§ **AIM**
Look for the line containing "Reproduce this chart" and the line containing "7.6, 10.4, 21.1];"; retype them and all lines between, exactly, and leave out the pictures.

§ **Collection entries**
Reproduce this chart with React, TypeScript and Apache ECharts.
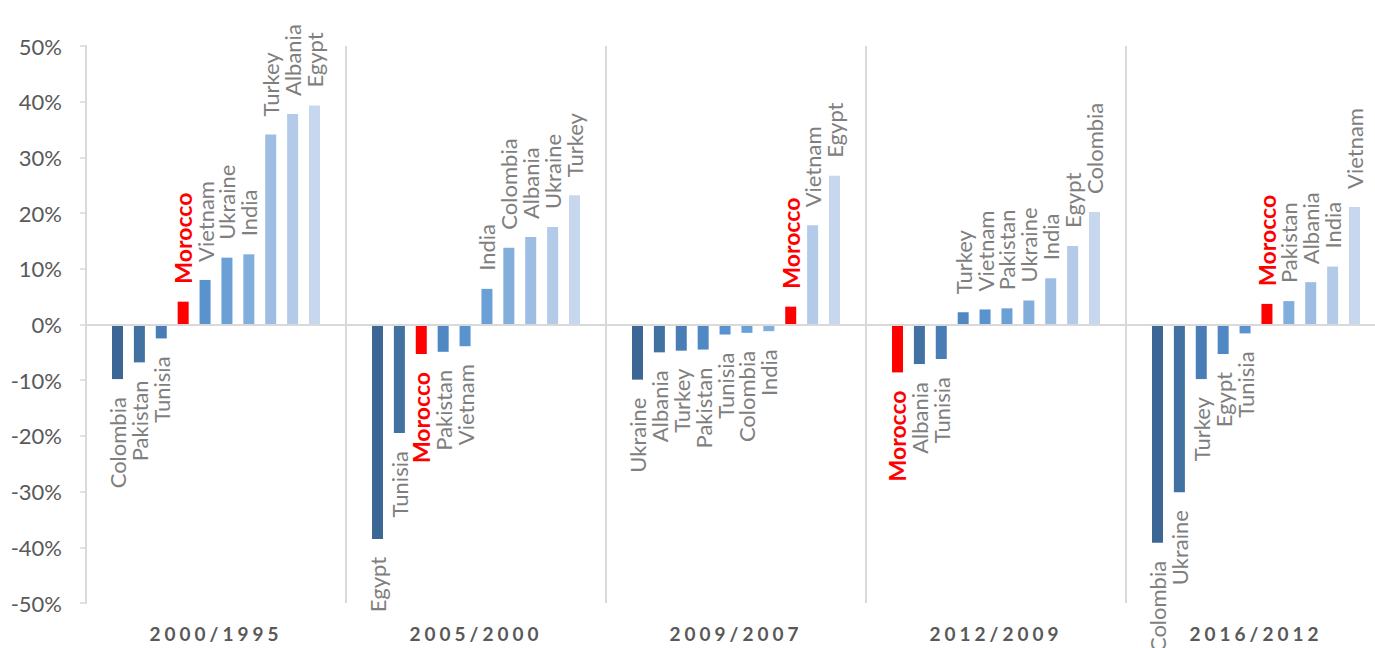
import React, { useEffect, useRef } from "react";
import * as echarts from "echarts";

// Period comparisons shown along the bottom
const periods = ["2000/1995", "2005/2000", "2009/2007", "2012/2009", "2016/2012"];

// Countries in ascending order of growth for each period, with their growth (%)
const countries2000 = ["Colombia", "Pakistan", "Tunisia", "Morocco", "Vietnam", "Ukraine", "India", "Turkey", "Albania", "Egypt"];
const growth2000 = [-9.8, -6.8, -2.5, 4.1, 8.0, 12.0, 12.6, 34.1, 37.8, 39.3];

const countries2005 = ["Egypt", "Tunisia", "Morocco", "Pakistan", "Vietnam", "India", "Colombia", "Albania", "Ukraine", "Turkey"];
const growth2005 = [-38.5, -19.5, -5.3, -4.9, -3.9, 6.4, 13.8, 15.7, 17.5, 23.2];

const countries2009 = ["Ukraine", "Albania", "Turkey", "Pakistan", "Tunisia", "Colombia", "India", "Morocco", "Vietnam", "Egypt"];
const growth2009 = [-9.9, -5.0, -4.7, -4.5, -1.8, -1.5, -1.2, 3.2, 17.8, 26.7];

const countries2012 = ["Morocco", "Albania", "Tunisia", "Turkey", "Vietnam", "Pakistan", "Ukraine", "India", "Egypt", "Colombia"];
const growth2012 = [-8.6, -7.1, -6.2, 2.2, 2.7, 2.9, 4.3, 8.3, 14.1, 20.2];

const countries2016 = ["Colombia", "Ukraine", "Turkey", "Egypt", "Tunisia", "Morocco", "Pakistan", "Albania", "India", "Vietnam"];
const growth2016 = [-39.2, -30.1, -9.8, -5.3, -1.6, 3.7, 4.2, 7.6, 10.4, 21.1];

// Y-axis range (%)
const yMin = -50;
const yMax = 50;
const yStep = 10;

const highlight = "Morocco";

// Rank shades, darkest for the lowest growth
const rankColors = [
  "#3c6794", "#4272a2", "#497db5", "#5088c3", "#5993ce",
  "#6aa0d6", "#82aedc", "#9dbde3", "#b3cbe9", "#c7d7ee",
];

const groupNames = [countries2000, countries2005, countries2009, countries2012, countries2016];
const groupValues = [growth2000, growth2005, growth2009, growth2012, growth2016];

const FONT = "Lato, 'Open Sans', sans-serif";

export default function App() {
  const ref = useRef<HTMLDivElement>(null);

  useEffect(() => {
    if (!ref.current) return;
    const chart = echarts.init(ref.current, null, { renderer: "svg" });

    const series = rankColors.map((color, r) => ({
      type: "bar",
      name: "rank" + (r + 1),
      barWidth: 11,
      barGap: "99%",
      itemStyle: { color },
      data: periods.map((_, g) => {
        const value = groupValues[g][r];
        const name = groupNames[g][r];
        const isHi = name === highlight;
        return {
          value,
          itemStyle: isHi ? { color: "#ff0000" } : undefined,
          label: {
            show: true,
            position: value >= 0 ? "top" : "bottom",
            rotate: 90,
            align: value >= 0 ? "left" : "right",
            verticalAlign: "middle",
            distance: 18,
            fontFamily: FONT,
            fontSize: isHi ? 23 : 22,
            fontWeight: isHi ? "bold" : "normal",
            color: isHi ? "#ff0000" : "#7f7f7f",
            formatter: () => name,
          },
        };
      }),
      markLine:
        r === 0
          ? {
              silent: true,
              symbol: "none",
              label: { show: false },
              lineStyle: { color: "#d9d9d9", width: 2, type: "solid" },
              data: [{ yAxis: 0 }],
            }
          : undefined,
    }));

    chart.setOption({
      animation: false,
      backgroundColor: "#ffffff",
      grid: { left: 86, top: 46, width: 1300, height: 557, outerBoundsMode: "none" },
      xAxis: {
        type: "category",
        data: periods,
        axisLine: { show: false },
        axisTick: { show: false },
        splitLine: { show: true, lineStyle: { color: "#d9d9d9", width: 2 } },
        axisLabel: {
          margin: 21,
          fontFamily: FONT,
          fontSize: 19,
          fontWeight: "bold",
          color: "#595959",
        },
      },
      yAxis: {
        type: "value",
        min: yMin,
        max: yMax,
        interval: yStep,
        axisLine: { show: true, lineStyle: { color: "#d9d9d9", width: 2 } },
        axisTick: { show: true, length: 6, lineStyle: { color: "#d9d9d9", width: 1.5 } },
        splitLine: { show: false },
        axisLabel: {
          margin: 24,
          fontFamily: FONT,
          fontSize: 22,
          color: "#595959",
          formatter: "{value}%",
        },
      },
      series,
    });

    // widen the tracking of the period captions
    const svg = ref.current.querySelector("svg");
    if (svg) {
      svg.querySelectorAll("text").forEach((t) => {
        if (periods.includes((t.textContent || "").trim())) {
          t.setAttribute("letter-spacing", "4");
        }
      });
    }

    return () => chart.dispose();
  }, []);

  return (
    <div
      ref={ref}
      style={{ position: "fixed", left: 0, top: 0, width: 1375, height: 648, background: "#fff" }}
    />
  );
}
...
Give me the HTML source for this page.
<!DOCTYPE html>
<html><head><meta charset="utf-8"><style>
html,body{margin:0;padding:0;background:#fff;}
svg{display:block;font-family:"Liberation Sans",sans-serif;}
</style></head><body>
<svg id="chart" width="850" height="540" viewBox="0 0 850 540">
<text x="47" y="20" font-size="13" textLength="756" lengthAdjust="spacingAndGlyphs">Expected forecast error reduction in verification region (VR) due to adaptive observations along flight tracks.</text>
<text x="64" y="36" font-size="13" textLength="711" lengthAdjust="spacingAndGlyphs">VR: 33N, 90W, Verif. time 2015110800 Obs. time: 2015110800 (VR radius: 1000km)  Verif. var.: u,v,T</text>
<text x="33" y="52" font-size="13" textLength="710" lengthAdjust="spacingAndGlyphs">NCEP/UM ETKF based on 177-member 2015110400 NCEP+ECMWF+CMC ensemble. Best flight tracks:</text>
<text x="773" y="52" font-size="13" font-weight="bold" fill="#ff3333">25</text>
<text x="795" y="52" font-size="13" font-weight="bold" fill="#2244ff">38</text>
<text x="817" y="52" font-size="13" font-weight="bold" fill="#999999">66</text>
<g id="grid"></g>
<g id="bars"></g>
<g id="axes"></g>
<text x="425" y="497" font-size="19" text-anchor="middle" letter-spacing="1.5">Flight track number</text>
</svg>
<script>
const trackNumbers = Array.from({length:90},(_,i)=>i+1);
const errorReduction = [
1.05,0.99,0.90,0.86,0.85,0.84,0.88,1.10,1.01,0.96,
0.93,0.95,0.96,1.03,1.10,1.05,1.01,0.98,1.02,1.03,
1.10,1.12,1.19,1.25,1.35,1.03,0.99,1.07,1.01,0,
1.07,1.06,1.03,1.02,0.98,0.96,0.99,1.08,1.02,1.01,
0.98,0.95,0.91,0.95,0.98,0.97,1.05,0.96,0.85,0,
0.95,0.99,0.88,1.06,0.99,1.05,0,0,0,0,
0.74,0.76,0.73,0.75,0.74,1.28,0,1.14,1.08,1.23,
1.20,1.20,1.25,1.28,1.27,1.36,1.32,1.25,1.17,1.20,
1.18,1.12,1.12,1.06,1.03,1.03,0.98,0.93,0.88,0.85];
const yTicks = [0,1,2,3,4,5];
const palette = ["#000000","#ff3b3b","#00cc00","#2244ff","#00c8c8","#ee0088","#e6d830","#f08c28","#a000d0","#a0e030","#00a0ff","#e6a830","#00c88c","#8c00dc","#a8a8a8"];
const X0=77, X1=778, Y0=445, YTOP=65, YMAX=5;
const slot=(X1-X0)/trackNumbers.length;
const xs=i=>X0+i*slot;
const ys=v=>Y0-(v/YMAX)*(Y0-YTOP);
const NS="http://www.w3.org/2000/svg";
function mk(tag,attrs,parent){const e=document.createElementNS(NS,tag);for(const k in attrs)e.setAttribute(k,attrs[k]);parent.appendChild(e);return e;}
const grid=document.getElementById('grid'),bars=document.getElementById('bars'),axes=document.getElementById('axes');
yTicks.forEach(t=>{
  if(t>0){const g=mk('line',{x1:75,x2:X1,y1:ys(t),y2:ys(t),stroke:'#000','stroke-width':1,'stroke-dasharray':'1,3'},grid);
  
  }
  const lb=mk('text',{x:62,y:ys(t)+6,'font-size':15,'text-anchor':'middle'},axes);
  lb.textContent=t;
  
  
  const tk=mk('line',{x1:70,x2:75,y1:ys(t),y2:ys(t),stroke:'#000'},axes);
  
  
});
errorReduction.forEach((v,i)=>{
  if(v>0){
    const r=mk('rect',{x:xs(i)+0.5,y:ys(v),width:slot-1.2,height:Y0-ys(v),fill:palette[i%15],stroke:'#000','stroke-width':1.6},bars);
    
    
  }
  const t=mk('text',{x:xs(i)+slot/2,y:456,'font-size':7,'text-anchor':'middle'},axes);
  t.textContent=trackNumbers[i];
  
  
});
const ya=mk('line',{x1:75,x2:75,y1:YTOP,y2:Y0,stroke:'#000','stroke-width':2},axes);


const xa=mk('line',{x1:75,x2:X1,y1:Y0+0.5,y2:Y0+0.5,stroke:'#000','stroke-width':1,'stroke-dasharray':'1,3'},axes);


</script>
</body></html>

§ **PROBLEM SOLUTION**
Reproduce this chart with React, TypeScript and Apache ECharts.
import React, { useEffect, useRef } from "react";
import * as echarts from "echarts";

// Period comparisons shown along the bottom
const periods = ["2000/1995", "2005/2000", "2009/2007", "2012/2009", "2016/2012"];

// Countries in ascending order of growth for each period, with their growth (%)
const countries2000 = ["Colombia", "Pakistan", "Tunisia", "Morocco", "Vietnam", "Ukraine", "India", "Turkey", "Albania", "Egypt"];
const growth2000 = [-9.8, -6.8, -2.5, 4.1, 8.0, 12.0, 12.6, 34.1, 37.8, 39.3];

const countries2005 = ["Egypt", "Tunisia", "Morocco", "Pakistan", "Vietnam", "India", "Colombia", "Albania", "Ukraine", "Turkey"];
const growth2005 = [-38.5, -19.5, -5.3, -4.9, -3.9, 6.4, 13.8, 15.7, 17.5, 23.2];

const countries2009 = ["Ukraine", "Albania", "Turkey", "Pakistan", "Tunisia", "Colombia", "India", "Morocco", "Vietnam", "Egypt"];
const growth2009 = [-9.9, -5.0, -4.7, -4.5, -1.8, -1.5, -1.2, 3.2, 17.8, 26.7];

const countries2012 = ["Morocco", "Albania", "Tunisia", "Turkey", "Vietnam", "Pakistan", "Ukraine", "India", "Egypt", "Colombia"];
const growth2012 = [-8.6, -7.1, -6.2, 2.2, 2.7, 2.9, 4.3, 8.3, 14.1, 20.2];

const countries2016 = ["Colombia", "Ukraine", "Turkey", "Egypt", "Tunisia", "Morocco", "Pakistan", "Albania", "India", "Vietnam"];
const growth2016 = [-39.2, -30.1, -9.8, -5.3, -1.6, 3.7, 4.2, 7.6, 10.4, 21.1];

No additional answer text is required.